David Cameron has made it clear that he would not deport any migrant workers already here in the UK, so our already overcrowded island would become a little more crammed with the return of a few thousand ‘golden oldies’. This would likely put strain on both the housing system and the NHS. So there we have it. What would the immediate effects of a Brexit be? Another recession, fuelled by non-confidence in the UK’s trade situation, and the influx of newly deported British emigrants, let alone the renegotiation of trade agreements, reallocation of ownership of European businesses by English businessmen, and untold complications regarding police co-operations with Interpol and Europol.

A British exit from the European Union would affect not just the migrants in the UK and its native citizens, but would also influence the other nations of the EU. Knowing that it’s possible to leave the Union would probably prompt other nations to try to, particularly those most unhappy with their positions in the Union, such as France, Spain and Italy.
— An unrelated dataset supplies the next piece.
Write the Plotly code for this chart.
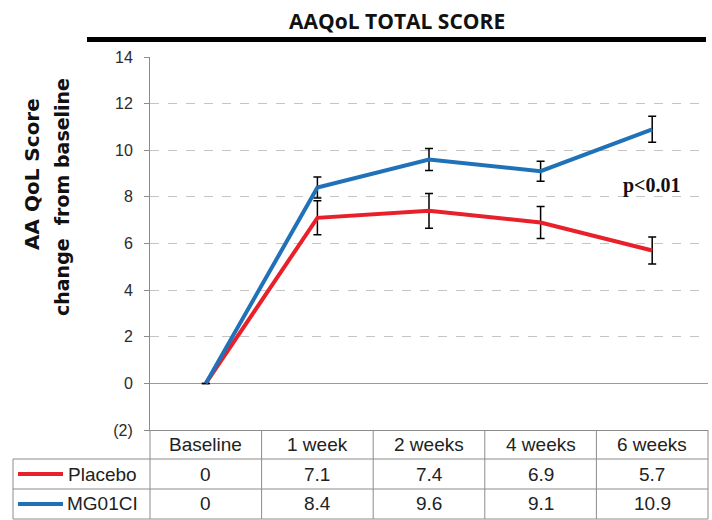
import plotly.graph_objects as go

# ---- data ----
categories = ["Baseline", "1 week", "2 weeks", "4 weeks", "6 weeks"]
placebo = [0, 7.1, 7.4, 6.9, 5.7]
mg01ci = [0, 8.4, 9.6, 9.1, 10.9]
placebo_err = [None, 0.73, 0.75, 0.69, 0.58]
mg01ci_err = [None, 0.45, 0.47, 0.43, 0.56]
series_names = ["Placebo", "MG01CI"]
y_tickvals = [-2, 0, 2, 4, 6, 8, 10, 12, 14]
y_ticktext = ["(2)", "0", "2", "4", "6", "8", "10", "12", "14"]
title_text = "AAQoL TOTAL SCORE"
ytitle_lines = ["AA QoL Score", "change  from baseline"]
p_text = "p<0.01"

RED = "#e8202a"
BLUE = "#1f72b8"
GRID = "#c4c4c4"
BORDER = "#8c8c8c"

W, H = 712, 520
L, R, T, B = 150, 4, 57, 90
PW, PH = W - L - R, H - T - B


def px_x(px):
    return (px - L) / PW


def px_y(py):
    return (H - B - py) / PH


fig = go.Figure()
fig.add_trace(go.Scatter(
    x=categories, y=placebo, mode="lines", name=series_names[0],
    line=dict(color=RED, width=4),
    error_y=dict(type="data", array=placebo_err, color="black", thickness=1.5, width=4),
))
fig.add_trace(go.Scatter(
    x=categories, y=mg01ci, mode="lines", name=series_names[1],
    line=dict(color=BLUE, width=4),
    error_y=dict(type="data", array=mg01ci_err, color="black", thickness=1.5, width=4),
))

shapes = []
annotations = []

# title and thick rule
annotations.append(dict(text=f"<b>{title_text}</b>", x=px_x(397), y=px_y(21), xref="paper", yref="paper",
                        showarrow=False, xanchor="center", yanchor="middle",
                        font=dict(family="Open Sans", size=21, color="#111")))
shapes.append(dict(type="line", xref="paper", yref="paper", x0=px_x(87), x1=px_x(706),
                   y0=px_y(39.5), y1=px_y(39.5), line=dict(color="black", width=5)))

# y axis title (two lines)
annotations.append(dict(text=f"<b>{ytitle_lines[0]}</b>", x=px_x(32), y=px_y(174), xref="paper", yref="paper",
                        showarrow=False, textangle=-90, xanchor="center", yanchor="middle",
                        font=dict(family="DejaVu Sans", size=20, color="#111")))
annotations.append(dict(text=f"<b>{ytitle_lines[1]}</b>", x=px_x(62), y=px_y(197), xref="paper", yref="paper",
                        showarrow=False, textangle=-90, xanchor="center", yanchor="middle",
                        font=dict(family="DejaVu Sans", size=19, color="#111")))

# p value
annotations.append(dict(text=f"<b>{p_text}</b>", x=categories[-1], y=8.5, xref="x", yref="y",
                        showarrow=False, xanchor="center", yanchor="middle",
                        font=dict(family="Liberation Serif", size=20, color="#111")))

# ---- data table under the chart ----
row_top = [430, 459, 489]
row_bot = [459, 489, 519]
row_mid = [(a + b) / 2 for a, b in zip(row_top, row_bot)]
tfont = dict(family="Liberation Sans", size=19, color="#222")

# horizontal lines
for yy in [459, 489, 519]:
    shapes.append(dict(type="line", xref="paper", yref="paper", x0=px_x(13), x1=1,
                       y0=px_y(yy), y1=px_y(yy), line=dict(color=BORDER, width=1)))
# vertical lines at category boundaries
n = len(categories)
for i in range(n + 1):
    shapes.append(dict(type="line", xref="paper", yref="paper", x0=i / n, x1=i / n,
                       y0=px_y(430), y1=px_y(519), line=dict(color=BORDER, width=1)))
shapes.append(dict(type="line", xref="paper", yref="paper", x0=px_x(13), x1=px_x(13),
                   y0=px_y(459), y1=px_y(519), line=dict(color=BORDER, width=1)))

# header row
for c in categories:
    annotations.append(dict(text=c, x=c, y=px_y(row_mid[0]), xref="x", yref="paper",
                            showarrow=False, xanchor="center", yanchor="middle", font=tfont))

# value rows
for r, (name, vals, col) in enumerate(zip(series_names, [placebo, mg01ci], [RED, BLUE]), start=1):
    ym = px_y(row_mid[r])
    shapes.append(dict(type="line", xref="paper", yref="paper", x0=px_x(18), x1=px_x(63),
                       y0=ym, y1=ym, line=dict(color=col, width=4)))
    annotations.append(dict(text=name, x=px_x(102), y=ym, xref="paper", yref="paper",
                            showarrow=False, xanchor="center", yanchor="middle", font=tfont))
    for c, v in zip(categories, vals):
        annotations.append(dict(text=f"{v:g}", x=c, y=ym, xref="x", yref="paper",
                                showarrow=False, xanchor="center", yanchor="middle", font=tfont))

fig.update_layout(
    width=W, height=H,
    margin=dict(l=L, r=R, t=T, b=B),
    paper_bgcolor="white", plot_bgcolor="white",
    showlegend=False,
    shapes=shapes, annotations=annotations,
    xaxis=dict(type="category", range=[-0.5, n - 0.5], showticklabels=False, ticks="",
               showgrid=False, zeroline=False, showline=True, linecolor=BORDER, linewidth=1,
               fixedrange=True),
    yaxis=dict(range=[-2, 14], tickvals=y_tickvals, ticktext=y_ticktext,
               showgrid=True, gridcolor=GRID, griddash="dash", gridwidth=1,
               zeroline=True, zerolinecolor="#9a9a9a", zerolinewidth=1,
               showline=True, linecolor=BORDER, linewidth=1,
               ticks="outside", ticklen=5, tickcolor=BORDER, ticklabelstandoff=8,
               tickfont=dict(family="Liberation Sans", size=16, color="#2a2a2a"),
               fixedrange=True),
)

fig.write_html("out.html", config={"displayModeBar": False},
               post_script="document.body.style.margin='0px';document.body.style.overflow='hidden';")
Only one person would be happy with a fractured Europe, and his name is Vladimir Putin. We’ve already seen his ruthlessness manifest itself in Eastern Ukraine, and with regular ‘military exercises’ taking place in the skies of Lithuania and Sweden, and even the English Channel, Europe needs unity now more than ever.

There is no denying that there are areas of the EU that cause problems given the current economic situation; recently the tabloid press campaigned against the lack of democracy in EU institutions, something public lawyers have known for years and work daily in courts across the Continent to change. Legislation such as the TTIP agreement paints a clear picture of how the EU has a problem of putting commercial trade interests before democratic representation, but running away won’t help. Surely it would be better to continue to reap the benefits whilst pushing for better democracy, and ensure Europe is competitive, united and prosperous?